### Problem description
Omit all images. Write out the rest of the material exactly.

*** Information provided ***

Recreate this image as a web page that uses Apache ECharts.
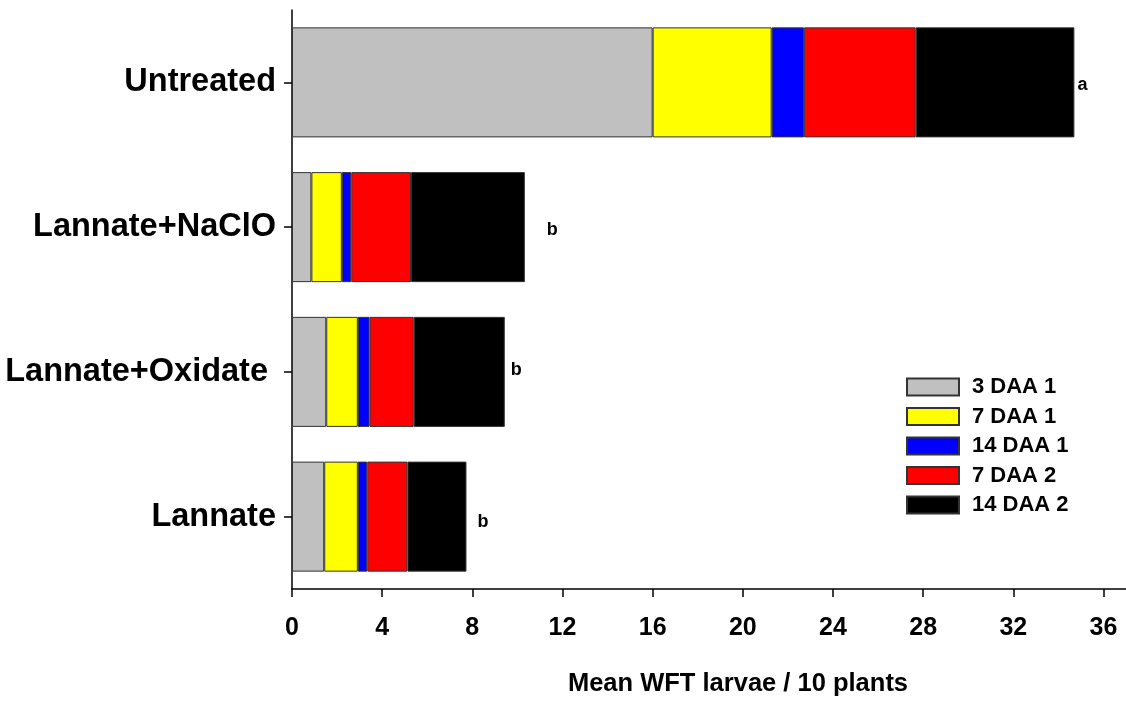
<!DOCTYPE html>
<html>
<head>
<meta charset="utf-8">
<script src="https://cdn.jsdelivr.net/npm/echarts@6/dist/echarts.min.js"></script>
<style>
html,body{margin:0;padding:0;background:#fff;}
#chart{width:1126px;height:702px;}
</style>
</head>
<body>
<div id="chart"></div>
<script>
const categories = ['Untreated', 'Lannate+NaClO', 'Lannate+Oxidate', 'Lannate'];
const seriesNames = ['3 DAA 1', '7 DAA 1', '14 DAA 1', '7 DAA 2', '14 DAA 2'];
const daa3_1  = [16.0, 0.86, 1.52, 1.43];
const daa7_1  = [5.28, 1.35, 1.40, 1.49];
const daa14_1 = [1.44, 0.42, 0.52, 0.42];
const daa7_2  = [4.95, 2.65, 1.96, 1.78];
const daa14_2 = [7.04, 5.05, 4.04, 2.62];
const letters = ['a', 'b', 'b', 'b'];
const xTicks = [0, 4, 8, 12, 16, 20, 24, 28, 32, 36];

const colors = ['#c0c0c0', '#ffff00', '#0000ff', '#ff0000', '#000000'];
const values = [daa3_1, daa7_1, daa14_1, daa7_2, daa14_2];
const letterShift = [[3, 3], [22, 3], [6, -1.5], [11, 5.5]];
const FONT = 'Liberation Sans, Arial, sans-serif';

const chart = echarts.init(document.getElementById('chart'));
const series = seriesNames.map((name, si) => ({
  name: name,
  type: 'bar',
  stack: 'total',
  barCategoryGap: '24%',
  itemStyle: { color: colors[si], borderColor: '#333', borderWidth: 1 },
  data: values[si].map((v, ci) => {
    if (si !== seriesNames.length - 1) return v;
    return {
      value: v,
      label: {
        show: true,
        position: 'right',
        distance: 0,
        offset: letterShift[ci],
        formatter: letters[ci],
        color: '#000',
        fontFamily: FONT,
        fontWeight: 'bold',
        fontSize: 18
      }
    };
  })
}));

chart.setOption({
  animation: false,
  backgroundColor: '#fff',
  grid: { left: 292, right: 0, top: 10, bottom: 109, containLabel: false },
  legend: {
    orient: 'vertical',
    left: 901,
    top: 371,
    itemWidth: 52,
    itemHeight: 17,
    itemGap: 7.5,
    icon: 'rect',
    data: seriesNames,
    textStyle: {
      color: '#000',
      fontFamily: FONT,
      fontWeight: 'bold',
      fontSize: 22,
      padding: [0, 0, 0, 8]
    }
  },
  xAxis: {
    type: 'value',
    min: 0,
    max: 37,
    interval: 4,
    name: 'Mean WFT larvae / 10 plants',
    nameLocation: 'middle',
    nameGap: 82,
    nameTextStyle: {
      color: '#000',
      fontFamily: FONT,
      fontWeight: 'bold',
      fontSize: 25.5,
      padding: [0, 0, 0, 58]
    },
    splitLine: { show: false },
    axisLine: { show: true, lineStyle: { color: '#000', width: 1.5 } },
    axisTick: { show: true, length: 8, lineStyle: { color: '#000', width: 1.5 } },
    axisLabel: {
      showMaxLabel: false,
      margin: 27,
      color: '#000',
      fontFamily: FONT,
      fontWeight: 'bold',
      fontSize: 25,
      formatter: v => (xTicks.indexOf(v) >= 0 ? String(v) : '')
    }
  },
  yAxis: {
    type: 'category',
    data: categories,
    inverse: true,
    axisLine: { show: true, lineStyle: { color: '#000', width: 1.5 } },
    axisTick: { show: true, alignWithLabel: true, length: 8, lineStyle: { color: '#000', width: 1.5 } },
    axisLabel: {
      margin: 16,
      color: '#000',
      fontFamily: FONT,
      fontWeight: 'bold',
      fontSize: 32.5,
      formatter: v => (v === 'Lannate+Oxidate' ? '{shift|' + v + '}' : v),
      rich: {
        shift: {
          color: '#000',
          fontFamily: FONT,
          fontWeight: 'bold',
          fontSize: 32.5,
          padding: [0, 8, 0, 0]
        }
      }
    }
  },
  series: series
});
</script>
</body>
</html>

***

### Correct result
Recreate this image as a web page that uses Apache ECharts.
<!DOCTYPE html>
<html>
<head>
<meta charset="utf-8">
<script src="https://cdn.jsdelivr.net/npm/echarts@6/dist/echarts.min.js"></script>
<style>
html,body{margin:0;padding:0;background:#fff;}
#chart{width:1126px;height:702px;}
</style>
</head>
<body>
<div id="chart"></div>
<script>
const categories = ['Untreated', 'Lannate+NaClO', 'Lannate+Oxidate', 'Lannate'];
const seriesNames = ['3 DAA 1', '7 DAA 1', '14 DAA 1', '7 DAA 2', '14 DAA 2'];
const daa3_1  = [16.0, 0.86, 1.52, 1.43];
const daa7_1  = [5.28, 1.35, 1.40, 1.49];
const daa14_1 = [1.44, 0.42, 0.52, 0.42];
const daa7_2  = [4.95, 2.65, 1.96, 1.78];
const daa14_2 = [7.04, 5.05, 4.04, 2.62];
const letters = ['a', 'b', 'b', 'b'];
const xTicks = [0, 4, 8, 12, 16, 20, 24, 28, 32, 36];

const colors = ['#c0c0c0', '#ffff00', '#0000ff', '#ff0000', '#000000'];
const values = [daa3_1, daa7_1, daa14_1, daa7_2, daa14_2];
const letterShift = [[3, 3], [22, 3], [6, -1.5], [11, 5.5]];
const FONT = 'Liberation Sans, Arial, sans-serif';

const chart = echarts.init(document.getElementById('chart'));
const series = seriesNames.map((name, si) => ({
  name: name,
  type: 'bar',
  stack: 'total',
  barCategoryGap: '24%',
  itemStyle: { color: colors[si], borderColor: '#333', borderWidth: 1 },
  data: values[si].map((v, ci) => {
    if (si !== seriesNames.length - 1) return v;
    return {
      value: v,
      label: {
        show: true,
        position: 'right',
        distance: 0,
        offset: letterShift[ci],
        formatter: letters[ci],
        color: '#000',
        fontFamily: FONT,
        fontWeight: 'bold',
        fontSize: 18
      }
    };
  })
}));

chart.setOption({
  animation: false,
  backgroundColor: '#fff',
  grid: { left: 292, right: 0, top: 10, bottom: 109, containLabel: false },
  legend: {
    orient: 'vertical',
    left: 901,
    top: 371,
    itemWidth: 52,
    itemHeight: 17,
    itemGap: 7.5,
    icon: 'rect',
    data: seriesNames,
    textStyle: {
      color: '#000',
      fontFamily: FONT,
      fontWeight: 'bold',
      fontSize: 22,
      padding: [0, 0, 0, 8]
    }
  },
  xAxis: {
    type: 'value',
    min: 0,
    max: 37,
    interval: 4,
    name: 'Mean WFT larvae / 10 plants',
    nameLocation: 'middle',
    nameGap: 82,
    nameTextStyle: {
      color: '#000',
      fontFamily: FONT,
      fontWeight: 'bold',
      fontSize: 25.5,
      padding: [0, 0, 0, 58]
    },
    splitLine: { show: false },
    axisLine: { show: true, lineStyle: { color: '#000', width: 1.5 } },
    axisTick: { show: true, length: 8, lineStyle: { color: '#000', width: 1.5 } },
    axisLabel: {
      showMaxLabel: false,
      margin: 27,
      color: '#000',
      fontFamily: FONT,
      fontWeight: 'bold',
      fontSize: 25,
      formatter: v => (xTicks.indexOf(v) >= 0 ? String(v) : '')
    }
  },
  yAxis: {
    type: 'category',
    data: categories,
    inverse: true,
    axisLine: { show: true, lineStyle: { color: '#000', width: 1.5 } },
    axisTick: { show: true, alignWithLabel: true, length: 8, lineStyle: { color: '#000', width: 1.5 } },
    axisLabel: {
      margin: 16,
      color: '#000',
      fontFamily: FONT,
      fontWeight: 'bold',
      fontSize: 32.5,
      formatter: v => (v === 'Lannate+Oxidate' ? '{shift|' + v + '}' : v),
      rich: {
        shift: {
          color: '#000',
          fontFamily: FONT,
          fontWeight: 'bold',
          fontSize: 32.5,
          padding: [0, 8, 0, 0]
        }
      }
    }
  },
  series: series
});
</script>
</body>
</html>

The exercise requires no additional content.